▶ WHAT YOU WILL DO:
Print the listing from its top line through the line containing "plt.rcParams['font.family'] = ['Liberation", nothing more, and leave out the pictures.

▶ SOURCE EXCERPT:

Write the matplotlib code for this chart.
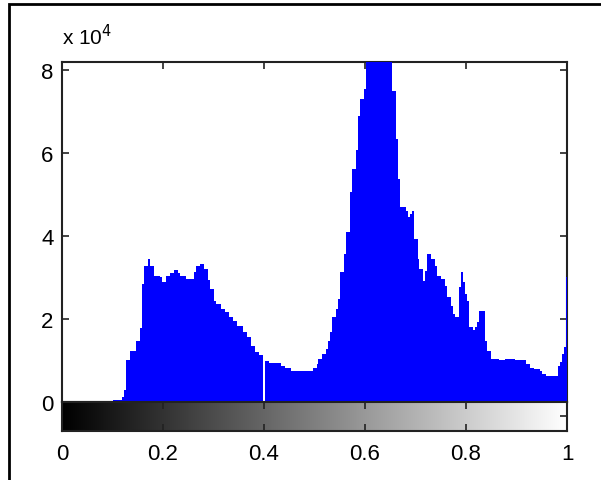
import numpy as np
import matplotlib.pyplot as plt
from matplotlib.patches import Rectangle

plt.rcParams['font.family'] = ['Liberation Sans', 'DejaVu Sans']

# histogram counts (x 1e4) for the 256 gray levels
counts_e4 = [
    0, 0, 0, 0, 0, 0, 0, 0, 0, 0, 0, 0, 0, 0, 0, 0,
    0, 0, 0, 0, 0, 0, 0, 0, 0, 0, 0.05, 0.05, 0.05, 0.05, 0.05, 0.12,
    0.3, 1.0, 1.0, 1.24, 1.24, 1.24, 1.48, 1.48, 1.78, 2.84, 3.28, 3.28, 3.45, 3.28, 3.28, 3.03,
    3.03, 3.03, 3.0, 2.9, 2.9, 3.04, 3.04, 3.1, 3.1, 3.19, 3.19, 3.1, 3.04, 3.04, 3.04, 2.96,
    2.96, 2.96, 2.96, 3.12, 3.28, 3.28, 3.32, 3.32, 3.2, 3.2, 2.93, 2.72, 2.72, 2.44, 2.36, 2.36,
    2.36, 2.24, 2.24, 2.17, 2.17, 2.05, 2.05, 1.96, 1.96, 1.84, 1.84, 1.84, 1.69, 1.69, 1.57, 1.57,
    1.36, 1.36, 1.2, 1.2, 1.12, 1.12, 0, 0.99, 0.99, 0.94, 0.94, 0.94, 0.94, 0.94, 0.94, 0.87,
    0.87, 0.81, 0.81, 0.81, 0.75, 0.75, 0.75, 0.75, 0.75, 0.75, 0.75, 0.75, 0.75, 0.75, 0.75, 0.81,
    0.81, 0.92, 1.04, 1.04, 1.16, 1.16, 1.28, 1.48, 1.68, 2.04, 2.04, 2.24, 2.48, 3.12, 3.12, 3.57,
    4.09, 4.09, 5.05, 5.61, 5.61, 6.06, 6.9, 7.3, 7.3, 7.54, 8.4, 8.8, 9.2, 9.6, 10.0, 10.3,
    10.5, 10.3, 10.0, 9.6, 9.2, 8.8, 8.4, 7.5, 7.5, 6.34, 5.37, 4.69, 4.69, 4.69, 4.61, 4.45,
    4.53, 4.61, 3.93, 3.93, 3.45, 3.2, 3.2, 2.92, 3.16, 3.57, 3.57, 3.45, 3.45, 3.28, 3.04, 3.04,
    2.96, 2.96, 2.8, 2.52, 2.52, 2.32, 2.12, 2.04, 2.04, 2.76, 3.12, 2.88, 2.6, 2.44, 1.8, 1.8,
    1.74, 1.8, 1.92, 2.2, 2.2, 2.2, 1.48, 1.24, 1.24, 1.04, 1.04, 1.04, 1.04, 1.0, 1.0, 1.0,
    1.04, 1.04, 1.04, 1.04, 1.04, 1.0, 1.0, 1.0, 1.0, 1.0, 1.0, 0.92, 0.92, 0.81, 0.81, 0.79,
    0.79, 0.79, 0.75, 0.67, 0.67, 0.62, 0.62, 0.62, 0.62, 0.62, 0.62, 0.87, 0.96, 1.16, 1.32, 3.0,
]
y_ticks = [0, 2, 4, 6, 8]
x_ticks = [0, 0.2, 0.4, 0.6, 0.8, 1]
x_labels = ['0', '0.2', '0.4', '0.6', '0.8', '1']

counts = np.array(counts_e4) * 1e4
n = len(counts)
levels = np.linspace(0, 1, n)
edges = np.linspace(-0.5 / (n - 1), 1 + 0.5 / (n - 1), n + 1)

fig = plt.figure(figsize=(6.01, 4.81), dpi=100)

# outer frame
fig.patches.append(Rectangle((9 / 601, -0.1), 1.2, 1 - 5 / 481 + 0.1,
                             transform=fig.transFigure, fill=False,
                             edgecolor='black', linewidth=2))

ax = fig.add_axes([0.1032, 0.1622, 0.8403, 0.7069])
ax.stairs(counts, edges, fill=True, color='#0000ff', linewidth=0, zorder=3)
ax.set_xlim(0, 1)
ax.set_ylim(0, 8.19e4)
ax.set_yticks([v * 1e4 for v in y_ticks])
ax.set_yticklabels([str(v) for v in y_ticks])
ax.set_xticks(x_ticks)
ax.tick_params(axis='both', direction='in', length=5, width=1.2, color='#222222',
               top=True, right=True, bottom=False, labelbottom=False,
               labelsize=16, pad=6)
for s in ax.spines.values():
    s.set_linewidth(1.5)
    s.set_color('#222222')
ax.text(0.0, 1.04, r'x 10$^{4}$', transform=ax.transAxes, fontsize=15,
        ha='left', va='bottom')

cax = fig.add_axes([0.1032, 0.1019, 0.8403, 0.0603])
cax.imshow(levels[np.newaxis, :], cmap='gray', aspect='auto',
           extent=[0, 1, 0, 1], vmin=0, vmax=1)
cax.set_xlim(0, 1)
cax.set_ylim(0, 1)
cax.set_xticks(x_ticks)
cax.set_xticklabels(x_labels)
cax.set_yticks([0.5])
cax.tick_params(axis='x', direction='in', length=5, width=1.2, color='#222222',
                top=True, labelsize=16, pad=9)
cax.tick_params(axis='y', direction='in', length=5, width=1.2, color='#222222',
                left=False, right=True, labelleft=False)
for s in cax.spines.values():
    s.set_linewidth(1.5)
    s.set_color('#222222')

fig.savefig('out.png', dpi=100)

▶ ANSWER IN FULL:
Write the matplotlib code for this chart.
import numpy as np
import matplotlib.pyplot as plt
from matplotlib.patches import Rectangle

plt.rcParams['font.family'] = ['Liberation Sans', 'DejaVu Sans']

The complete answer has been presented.